# Data block
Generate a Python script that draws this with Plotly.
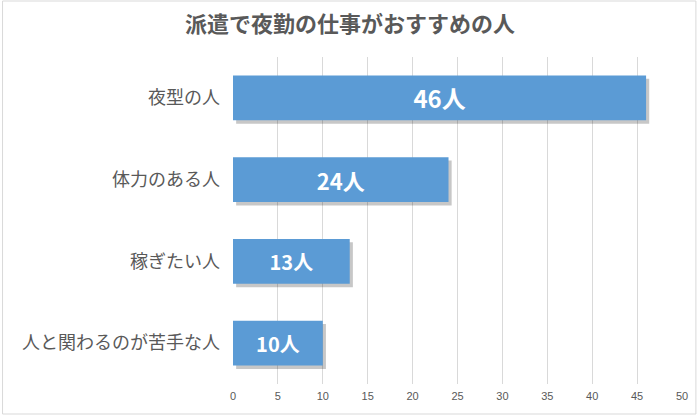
import plotly.graph_objects as go

categories = ["夜型の人", "体力のある人", "稼ぎたい人", "人と関わるのが苦手な人"]
values = [46, 24, 13, 10]
labels = ["46人", "24人", "13人", "10人"]
label_sizes = [24, 22, 20, 20]
x_ticks = [0, 5, 10, 15, 20, 25, 30, 35, 40, 45, 50]

W, H = 700, 415
ml, mr, mt, mb = 233, 15, 57, 31
pw, ph = W - ml - mr, H - mt - mb

fig = go.Figure()
# soft shadow behind bars
fig.add_trace(go.Bar(
    y=categories, x=values, orientation="h",
    base=0.35, width=0.55, offset=-0.275 + 0.04,
    marker=dict(color="rgba(0,0,0,0.22)", line=dict(width=0)),
    hoverinfo="skip", showlegend=False,
))
fig.add_trace(go.Bar(
    y=categories, x=values, orientation="h",
    width=0.55, offset=-0.275,
    marker=dict(color="#5B9BD5", line=dict(width=0)),
    text=["<b>" + t + "</b>" for t in labels],
    textposition="inside", insidetextanchor="middle",
    textfont=dict(color="white", size=label_sizes,
                  family="Noto Sans CJK JP"),
    textangle=0,
    showlegend=False,
))

fig.update_layout(
    width=W, height=H,
    margin=dict(l=ml, r=mr, t=mt, b=mb),
    paper_bgcolor="white", plot_bgcolor="white",
    barmode="overlay",
    font=dict(family="Noto Sans CJK JP", color="#595959"),
    title=dict(text="<b>派遣で夜勤の仕事がおすすめの人</b>", x=0.5, xref="container",
               xanchor="center", y=1 - 24 / H, yanchor="middle",
               font=dict(size=22, color="#595959",
                         family="Noto Sans CJK JP")),
    xaxis=dict(range=[0, 50], tickvals=x_ticks, showgrid=True,
               gridcolor="#D9D9D9", gridwidth=1, zeroline=False,
               showline=False, ticks="", ticklabelstandoff=4,
               tickfont=dict(size=11, color="#595959",
                             family="Liberation Sans")),
    yaxis=dict(categoryorder="array", categoryarray=categories,
               autorange="reversed", showgrid=False, showline=False,
               ticks="", ticklabelstandoff=12,
               tickfont=dict(size=18, color="#595959",
                             family="Noto Sans CJK JP")),
)
# figure border
fig.add_shape(type="rect", xref="paper", yref="paper",
              x0=(1 - ml) / pw, x1=(W - 1 - ml) / pw,
              y0=-(mb - 1) / ph, y1=1 + (mt - 1) / ph,
              line=dict(color="#D9D9D9", width=1), layer="below")

fig.write_html("out.html")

# Direction
Reproduce the whole listing exactly, but not the images in it.

# Exercise solution
Generate a Python script that draws this with Plotly.
import plotly.graph_objects as go

categories = ["夜型の人", "体力のある人", "稼ぎたい人", "人と関わるのが苦手な人"]
values = [46, 24, 13, 10]
labels = ["46人", "24人", "13人", "10人"]
label_sizes = [24, 22, 20, 20]
x_ticks = [0, 5, 10, 15, 20, 25, 30, 35, 40, 45, 50]

W, H = 700, 415
ml, mr, mt, mb = 233, 15, 57, 31
pw, ph = W - ml - mr, H - mt - mb

fig = go.Figure()
# soft shadow behind bars
fig.add_trace(go.Bar(
    y=categories, x=values, orientation="h",
    base=0.35, width=0.55, offset=-0.275 + 0.04,
    marker=dict(color="rgba(0,0,0,0.22)", line=dict(width=0)),
    hoverinfo="skip", showlegend=False,
))
fig.add_trace(go.Bar(
    y=categories, x=values, orientation="h",
    width=0.55, offset=-0.275,
    marker=dict(color="#5B9BD5", line=dict(width=0)),
    text=["<b>" + t + "</b>" for t in labels],
    textposition="inside", insidetextanchor="middle",
    textfont=dict(color="white", size=label_sizes,
                  family="Noto Sans CJK JP"),
    textangle=0,
    showlegend=False,
))

fig.update_layout(
    width=W, height=H,
    margin=dict(l=ml, r=mr, t=mt, b=mb),
    paper_bgcolor="white", plot_bgcolor="white",
    barmode="overlay",
    font=dict(family="Noto Sans CJK JP", color="#595959"),
    title=dict(text="<b>派遣で夜勤の仕事がおすすめの人</b>", x=0.5, xref="container",
               xanchor="center", y=1 - 24 / H, yanchor="middle",
               font=dict(size=22, color="#595959",
                         family="Noto Sans CJK JP")),
    xaxis=dict(range=[0, 50], tickvals=x_ticks, showgrid=True,
               gridcolor="#D9D9D9", gridwidth=1, zeroline=False,
               showline=False, ticks="", ticklabelstandoff=4,
               tickfont=dict(size=11, color="#595959",
                             family="Liberation Sans")),
    yaxis=dict(categoryorder="array", categoryarray=categories,
               autorange="reversed", showgrid=False, showline=False,
               ticks="", ticklabelstandoff=12,
               tickfont=dict(size=18, color="#595959",
                             family="Noto Sans CJK JP")),
)
# figure border
fig.add_shape(type="rect", xref="paper", yref="paper",
              x0=(1 - ml) / pw, x1=(W - 1 - ml) / pw,
              y0=-(mb - 1) / ph, y1=1 + (mt - 1) / ph,
              line=dict(color="#D9D9D9", width=1), layer="below")

fig.write_html("out.html")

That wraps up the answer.